Building such a positive work culture was easier in person because it evolved organically. Teams did activities together, collaborated more, and shared real-life experiences with one another that remote work doesn’t easily allow. However, that doesn’t mean work culture can’t happen organically while remote either: it just requires much more deliberate thought and proactive effort.
The biggest challenge in every workplace, for example, is setting up a foundation of trust and safety for your employees. A great work environment is characterized by trust and mutual respect among everyone who works there. It also relies on psychological safety, or a “sense of confidence that the team will not embarrass, reject, or punish someone for speaking up.”

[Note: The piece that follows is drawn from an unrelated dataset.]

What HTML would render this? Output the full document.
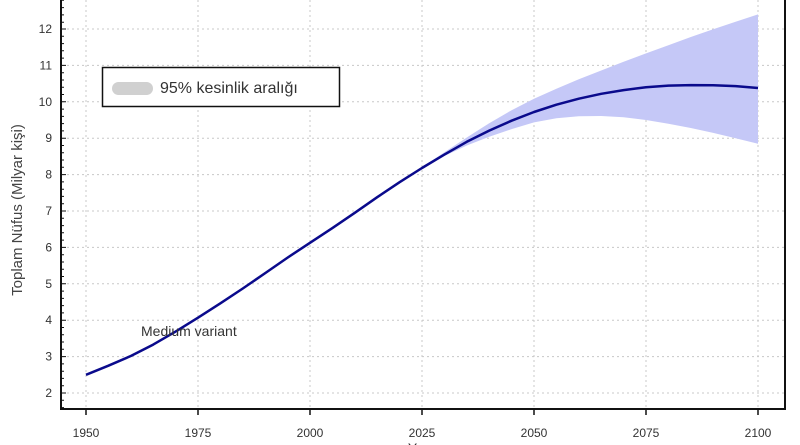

You can cultivate such a work culture by checking the behavior of company leaders and focusing on the structure of your business. Leaders set the expectations that employees should follow, so ensure that your company leaders work with humility, curiosity, interest, and fallibility. Likewise, teach your remote teams to provide constructive feedback that doesn’t rely on blaming others or making things personal. This feedback should be received over video calls so people can avoid misunderstandings.
Since no one is meeting in an office while remote working, you have to make sure that all goals and the mission of your company are communicated clearly to your workers. It’s much easier to have a high-performance team and work culture if everyone understands the company’s vision. Similarly, be clear and explicit about your work policy—when should everyone expect to be online for work? How many hours are expected of them to work each day? Make this clear so that all applicants are aware of what they’re signing up for.
Do your best to schedule some face time as well. Meeting people face-to-face is important for relationship building, so try to bring teams together in person during onboarding or schedule in-person meetings. It doesn’t have to be expensive; even meeting over Zoom on a weekly basis can help establish relationships.